Don't feel like keying in all the data yourself? Not to worry. Google has "partnered with hospitals, labs, and pharmacies to allow you to import your records.

After a three-month trial, Google has made the tools used in its electronic health records program with the Cleveland Clinic available to anyone. Will you sign up?

I did. Or, at least, I attempted to. Google Health is free and available to anyone with a Google services account. I visited the Google Health page, which contains the bare minimum of information. There was a "take a tour" link, though, so I followed that to learn what Google Health really offers.

The first thing Google wants you to know is that your health information is safe and secure. Google says, "We believe that your health information belongs to you, and you should decide how much you share and whom you share it with. We will never sell your data. We store your information securely and privately." If that is not enough assurance for you, you can read Google's privacy policy for more details, but you might need a lawyer to help figure out all the legalese. I use multiple Google services each and every day, and Google has yet to fail me when it comes to privacy issues. I feel comfortable that Google can handle (at least a portion of) my medical records.

To whit, Google says you can provide as little or as much information about yourself as you want, and cites things such as conditions, medications, and allergies. It provides reference links so you can learn more about any afflictions troubling you. You may also sign up family members.

Don't feel like keying in all the data yourself? Not to worry. Google has "partnered with hospitals, labs, and pharmacies to allow you to import your records and prescription history from healthcare providers that treat you. Linking accounts with these partners is secure. Just identify yourself by signing in at the partner's site with the username and login that you have with them, and then confirm that you want to link accounts and transfer data to Google Health."

This is where my personal journey with Google Health ran into trouble. I have yet to create accounts with my physician and other medical professionals' websites. When I attempted to do this, I ran into some limitations in what my health care providers offer with respect to information via the Web. I would suggest that this is probably going to be the biggest roadblock for most who attempt to use Google Health. Sure, you can enter a lot of detailed information yourself, but you'd be doing so without the official records from your healthcare provider. Having access to your actual health records will be much more valuable.

If you do have access to those records, Google Health offers more benefits. It will allow you to track your medical history, and permit you see a summary or detailed information. Google will also act as a pharmacist, to a certain extent. Google says, "Every time you add new health data to your profile, Google Health will check for potential interactions between your drugs, allergies, and conditions." Not only will it provide counter-indication data, but it allows you to refill prescriptions online.

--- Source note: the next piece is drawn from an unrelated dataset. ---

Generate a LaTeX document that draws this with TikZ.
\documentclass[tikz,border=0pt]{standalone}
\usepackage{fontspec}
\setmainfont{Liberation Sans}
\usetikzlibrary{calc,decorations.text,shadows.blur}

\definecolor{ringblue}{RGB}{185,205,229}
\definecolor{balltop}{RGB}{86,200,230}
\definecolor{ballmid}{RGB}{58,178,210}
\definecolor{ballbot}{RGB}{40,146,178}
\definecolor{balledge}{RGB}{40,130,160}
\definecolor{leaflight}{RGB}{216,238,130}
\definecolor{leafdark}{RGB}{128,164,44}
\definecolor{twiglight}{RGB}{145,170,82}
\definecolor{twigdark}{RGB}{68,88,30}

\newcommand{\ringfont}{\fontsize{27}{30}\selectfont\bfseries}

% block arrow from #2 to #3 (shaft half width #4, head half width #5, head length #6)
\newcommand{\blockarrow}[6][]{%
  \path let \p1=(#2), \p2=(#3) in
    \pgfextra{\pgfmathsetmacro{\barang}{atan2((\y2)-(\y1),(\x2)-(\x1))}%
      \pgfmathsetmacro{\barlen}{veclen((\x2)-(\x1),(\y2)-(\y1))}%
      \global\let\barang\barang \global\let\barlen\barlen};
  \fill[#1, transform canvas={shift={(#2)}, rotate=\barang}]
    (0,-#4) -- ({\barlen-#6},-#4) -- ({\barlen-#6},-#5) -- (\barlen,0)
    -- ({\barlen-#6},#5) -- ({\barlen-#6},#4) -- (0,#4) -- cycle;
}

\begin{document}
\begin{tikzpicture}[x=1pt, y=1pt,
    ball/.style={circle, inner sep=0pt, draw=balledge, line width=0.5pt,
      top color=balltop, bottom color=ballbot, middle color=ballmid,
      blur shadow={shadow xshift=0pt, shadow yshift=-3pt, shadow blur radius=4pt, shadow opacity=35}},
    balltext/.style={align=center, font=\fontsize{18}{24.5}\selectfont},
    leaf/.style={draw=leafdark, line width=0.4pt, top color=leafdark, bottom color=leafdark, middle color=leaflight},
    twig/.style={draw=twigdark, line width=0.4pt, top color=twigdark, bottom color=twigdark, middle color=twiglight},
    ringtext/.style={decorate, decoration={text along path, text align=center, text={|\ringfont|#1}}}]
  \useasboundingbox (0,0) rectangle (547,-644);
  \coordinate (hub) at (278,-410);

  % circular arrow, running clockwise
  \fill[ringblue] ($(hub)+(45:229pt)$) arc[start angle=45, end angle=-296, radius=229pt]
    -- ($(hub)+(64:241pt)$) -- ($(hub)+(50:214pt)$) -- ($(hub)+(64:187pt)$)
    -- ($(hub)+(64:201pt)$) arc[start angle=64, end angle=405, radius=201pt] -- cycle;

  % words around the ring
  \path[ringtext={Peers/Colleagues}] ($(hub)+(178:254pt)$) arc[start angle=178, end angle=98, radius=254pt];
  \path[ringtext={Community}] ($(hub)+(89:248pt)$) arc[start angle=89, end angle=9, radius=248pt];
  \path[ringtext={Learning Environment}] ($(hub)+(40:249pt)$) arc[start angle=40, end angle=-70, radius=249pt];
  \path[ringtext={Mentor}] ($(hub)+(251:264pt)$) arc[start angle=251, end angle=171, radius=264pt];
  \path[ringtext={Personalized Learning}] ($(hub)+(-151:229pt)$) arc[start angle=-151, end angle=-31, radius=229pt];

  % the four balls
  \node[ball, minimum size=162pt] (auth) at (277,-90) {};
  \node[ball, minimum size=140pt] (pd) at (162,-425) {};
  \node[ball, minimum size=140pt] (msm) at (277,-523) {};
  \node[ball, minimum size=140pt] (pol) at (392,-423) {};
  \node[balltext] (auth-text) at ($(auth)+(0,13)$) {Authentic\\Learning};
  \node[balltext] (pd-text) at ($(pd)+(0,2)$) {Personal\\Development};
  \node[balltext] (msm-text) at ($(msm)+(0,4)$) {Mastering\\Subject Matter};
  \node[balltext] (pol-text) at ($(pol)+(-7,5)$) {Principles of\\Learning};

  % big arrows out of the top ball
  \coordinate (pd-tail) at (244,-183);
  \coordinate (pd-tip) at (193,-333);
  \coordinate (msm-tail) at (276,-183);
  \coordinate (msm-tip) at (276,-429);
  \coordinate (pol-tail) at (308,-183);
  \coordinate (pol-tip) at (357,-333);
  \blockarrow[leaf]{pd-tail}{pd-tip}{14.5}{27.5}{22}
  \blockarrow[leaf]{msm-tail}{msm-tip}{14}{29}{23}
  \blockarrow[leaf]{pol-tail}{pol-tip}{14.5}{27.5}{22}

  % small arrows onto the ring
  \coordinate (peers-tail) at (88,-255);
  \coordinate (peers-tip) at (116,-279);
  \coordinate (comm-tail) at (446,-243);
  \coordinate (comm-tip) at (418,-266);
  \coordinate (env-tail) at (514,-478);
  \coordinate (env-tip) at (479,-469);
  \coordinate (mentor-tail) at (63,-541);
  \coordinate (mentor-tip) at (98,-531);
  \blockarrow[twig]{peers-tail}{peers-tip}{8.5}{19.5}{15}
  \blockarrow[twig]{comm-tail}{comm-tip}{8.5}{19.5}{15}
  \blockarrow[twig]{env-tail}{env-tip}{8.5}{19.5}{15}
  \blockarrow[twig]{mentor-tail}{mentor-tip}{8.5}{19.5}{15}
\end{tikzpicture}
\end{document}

If you are unhappy with your current doctor, or just want another opinion about something, you can use Google Health to share your medical records with other medical professionals, as well as research new healthcare providers. Says Google, "You can review professional details about doctors or easily view their business locations in Google Maps. You can search for hospitals too. Add all your providers to your medical contacts list so this important information is always close at hand."

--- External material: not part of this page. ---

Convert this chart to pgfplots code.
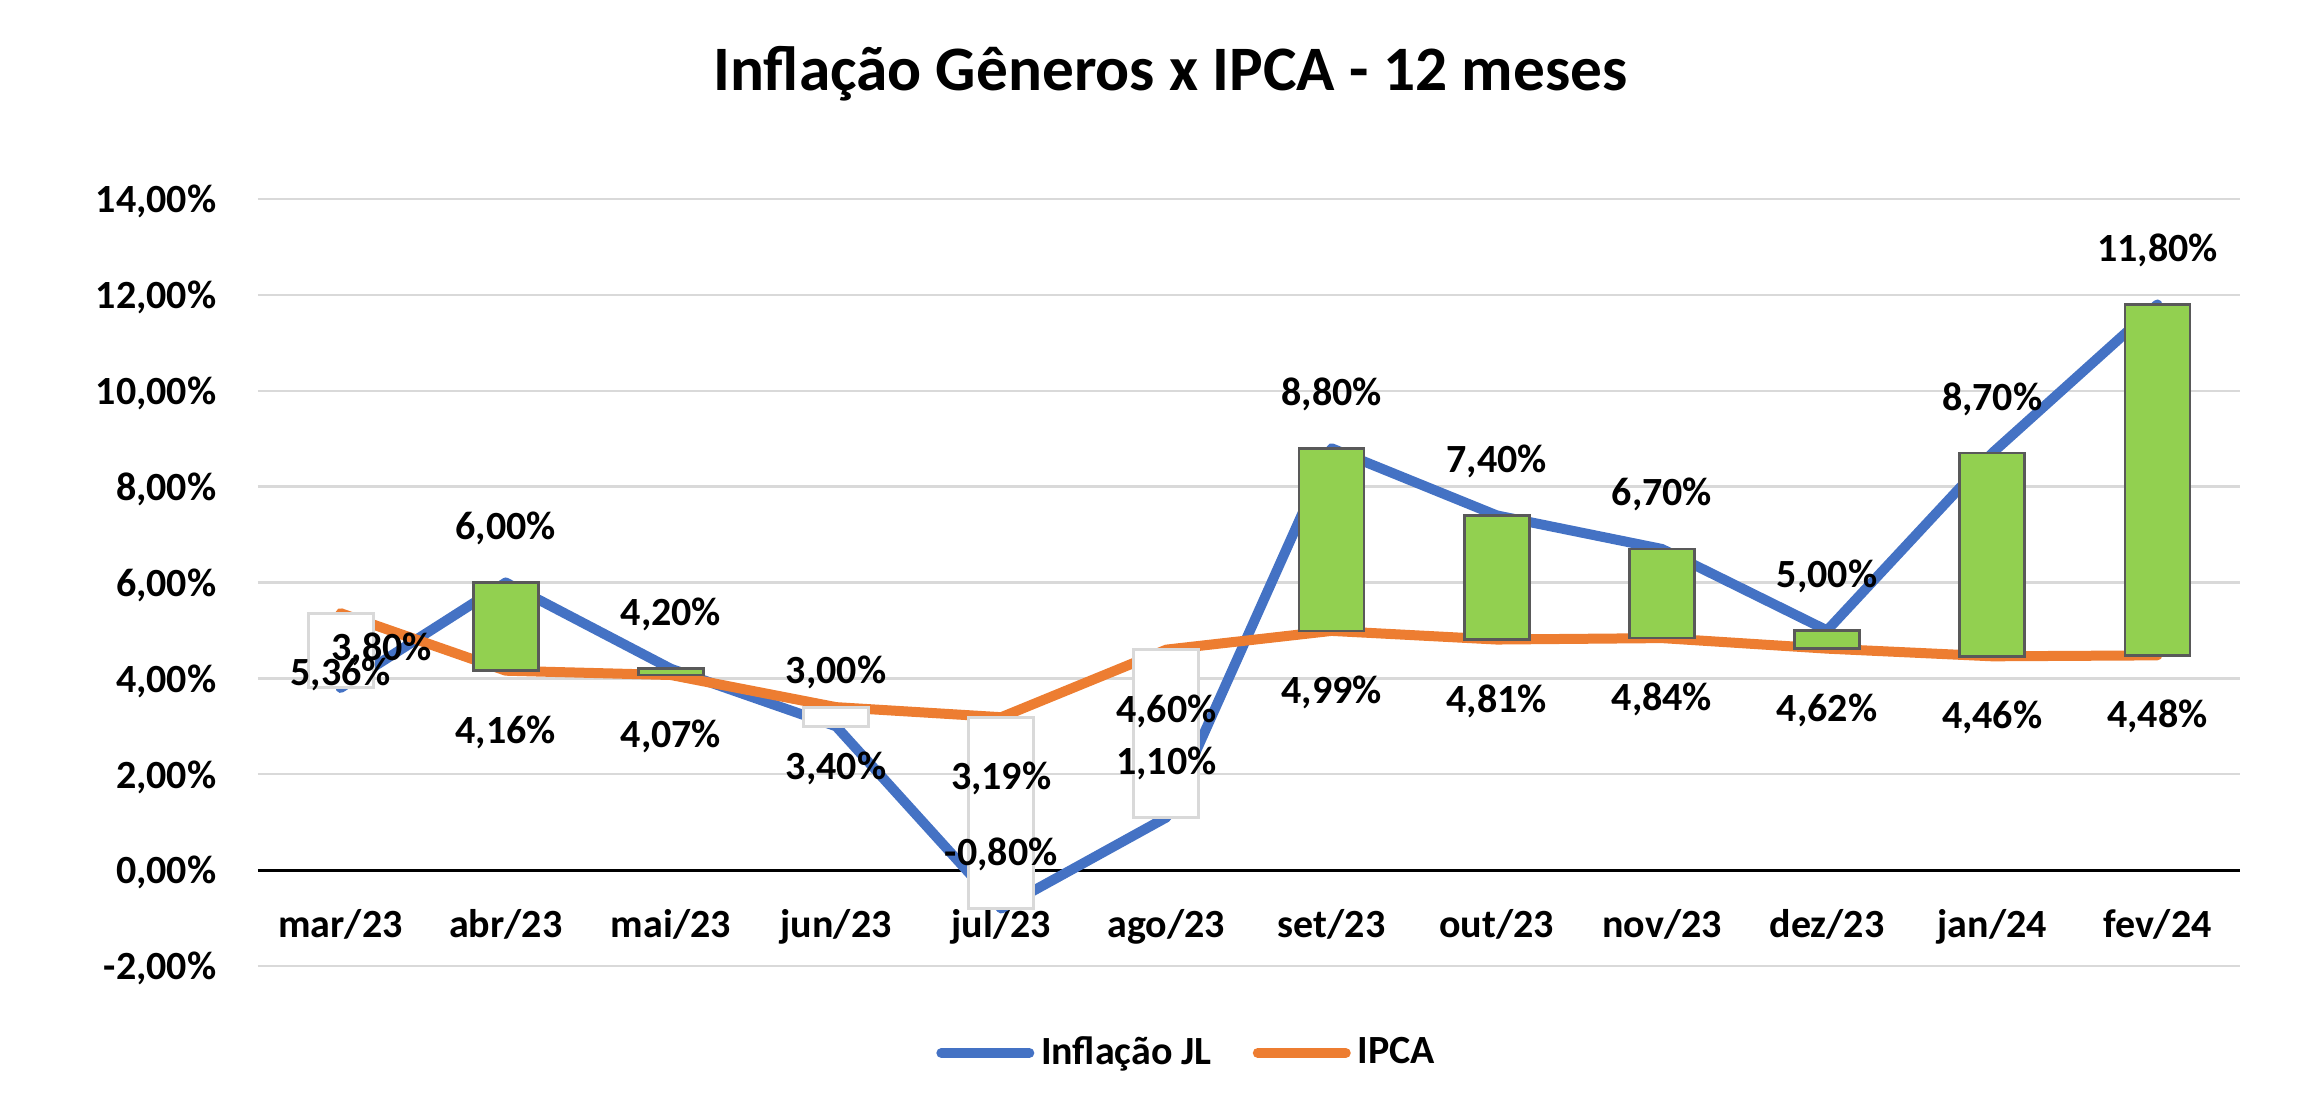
\documentclass[border=0pt]{standalone}
\usepackage{pgfplots}
\pgfplotsset{compat=1.18}
\usepackage{pgfplotstable}
\usepackage{fontspec}
\setmainfont{Carlito}
\definecolor{jl}{HTML}{4472C4}
\definecolor{ipca}{HTML}{ED7D31}
\definecolor{upg}{HTML}{92D050}
\definecolor{upb}{HTML}{595959}
\definecolor{grd}{HTML}{D9D9D9}
\newcommand\lblfont{\bfseries\fontsize{12}{14}\selectfont}

\pgfplotstableread{
x jl ipca
0 3.80 5.36
1 6.00 4.16
2 4.20 4.07
3 3.00 3.40
4 -0.80 3.19
5 1.10 4.60
6 8.80 4.99
7 7.40 4.81
8 6.70 4.84
9 5.00 4.62
10 8.70 4.46
11 11.80 4.48
}\data

\pgfplotstableread{
x lo hi
1 4.16 6.00
2 4.07 4.20
6 4.99 8.80
7 4.81 7.40
8 4.84 6.70
9 4.62 5.00
10 4.46 8.70
11 4.48 11.80
}\up

\pgfplotstableread{
x lo hi
0 3.80 5.36
3 3.00 3.40
4 -0.80 3.19
5 1.10 4.60
}\down

\pgfplotsset{
  base/.style={scale only axis, width=594.6pt, height=230.1pt,
    xmin=-0.5, xmax=11.5, ymin=-2, ymax=14, clip=false},
  % bar axes: y shifted by +2 so that every stacked segment is positive
  barax/.style={scale only axis, width=594.6pt, height=230.1pt,
    xmin=-0.5, xmax=11.5, ymin=0, ymax=16, clip=false, hide axis,
    ybar stacked, bar width=19.5pt}
}

\begin{document}
\begin{tikzpicture}
\path[use as bounding box] (-77.4pt,-42.3pt) rectangle (619.8pt,289.8pt);

% axis 1: grid, ticks, lines, legend, title
\begin{axis}[base,
  axis line style={draw=none},
  major tick length=0pt,
  ytick={-2,0,...,14},
  yticklabels={{-2,00\%},{0,00\%},{2,00\%},{4,00\%},{6,00\%},{8,00\%},{10,00\%},{12,00\%},{14,00\%}},
  xtick={0,...,11},
  xticklabels={mar/23,abr/23,mai/23,jun/23,jul/23,ago/23,set/23,out/23,nov/23,dez/23,jan/24,fev/24},
  ymajorgrids, grid style={grd, line width=0.75pt},
  extra y ticks={0}, extra y tick labels={},
  extra y tick style={grid=major, major grid style={black, line width=0.9pt}},
  yticklabel style={font=\lblfont, anchor=east, inner sep=0pt, xshift=-12.3pt, yshift=-0.8pt},
  xticklabel style={font=\lblfont, anchor=base, inner sep=0pt, yshift=8.5pt},
  title={Inflação Gêneros x IPCA - 12 meses},
  title style={at={(axis description cs:0.4604,1)}, anchor=base, yshift=26.6pt,
    inner sep=0pt, font=\bfseries\fontsize{19}{23}\selectfont},
  legend columns=2,
  legend image code/.code={\draw[#1, line cap=round] (0pt,0pt) -- (26.4pt,0pt);},
  legend style={at={(axis description cs:0.468,-0.1134)}, anchor=center,
    draw=none, fill=none, inner sep=0pt, font=\lblfont,
    nodes={inner sep=0pt},
    /tikz/every even column/.append style={column sep=12.3pt},
    /tikz/every odd column/.append style={column sep=2pt}},
]
\addplot[jl, line width=3pt, line cap=round, line join=round] table[x=x,y=jl]{\data};
\addlegendentry{Inflação JL}
\addplot[ipca, line width=3pt, line cap=round, line join=round] table[x=x,y=ipca]{\data};
\addlegendentry{IPCA}
\end{axis}

% axis 2: up bars (green)
\begin{axis}[barax]
\addplot[draw=none, fill=none] table[x=x, y expr=\thisrow{lo}+2]{\up};
\addplot[fill=upg, draw=upb, line width=0.8pt] table[x=x, y expr=\thisrow{hi}-\thisrow{lo}]{\up};
\end{axis}

% axis 3: down bars (white)
\begin{axis}[barax]
\addplot[draw=none, fill=none] table[x=x, y expr=\thisrow{lo}+2]{\down};
\addplot[fill=white, draw=grd, line width=0.9pt] table[x=x, y expr=\thisrow{hi}-\thisrow{lo}]{\down};
\end{axis}

% axis 4: data labels
\begin{axis}[base, hide axis,
  point meta=y,
  nodes near coords={\pgfmathprintnumber[fixed, fixed zerofill, precision=2, use comma, assume math mode=true]{\pgfplotspointmeta}\%},
  every node near coord/.append style={font=\lblfont, inner sep=0pt, anchor=base, text=black}]
\addplot[draw=none, mark=none, skip coords between index={0}{1},
  every node near coord/.append style={yshift=12.9pt}] table[x=x,y=jl]{\data};
\addplot[draw=none, mark=none, skip coords between index={1}{12},
  every node near coord/.append style={yshift=8.25pt, xshift=12.3pt}] table[x=x,y=jl]{\data};
\addplot[draw=none, mark=none,
  every node near coord/.append style={yshift=-21.75pt}] table[x=x,y=ipca]{\data};
\end{axis}
\end{tikzpicture}
\end{document}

I entered some information about my allergies (they were awful last month), and was greeted with a host of links to information about pollens, spores, ragweed, and dozens of other causes of allergies. I've had my allergies long enough to know what cause them and how to deal with them, but it was still nice to have access to this sort of information linked to my own records. If you have ever used a third-party site such as WebMD to gather health information, Google Health can be a partial substitute, as long as you're willing to share some info about yourself. WebMD obviously allows you to search for health information anonymously.

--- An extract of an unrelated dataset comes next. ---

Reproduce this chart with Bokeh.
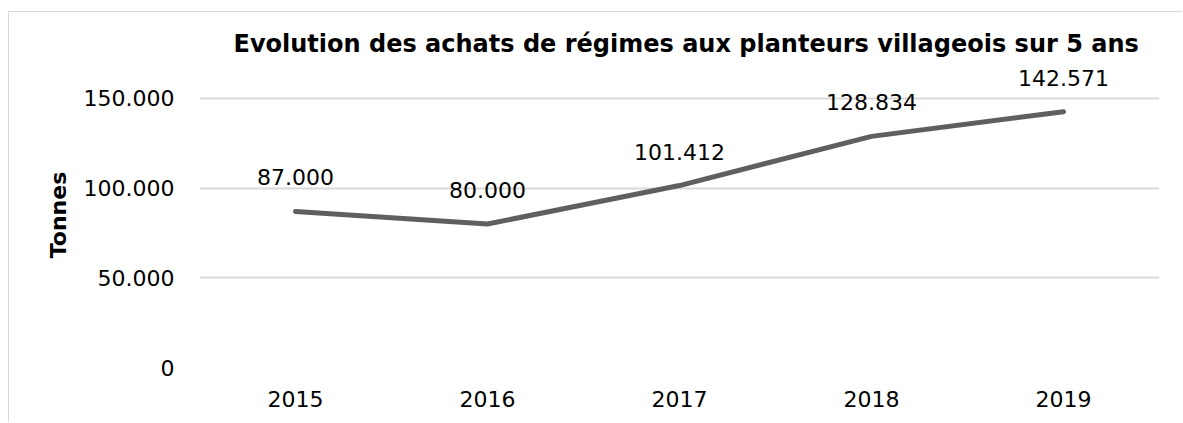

In the end, I think the success or failure of this program will hinge on two factors. First, people will have to be comfortable with providing their health information online. This is a big leap for many. While online banking has become commonplace, most people are not yet using someone else's servers to safeguard their most private information. This will take time. Second, Google needs to continue to expand its partnerships with health care providers, and your own health care providers will need to realize that patients want and need access to their accounts online.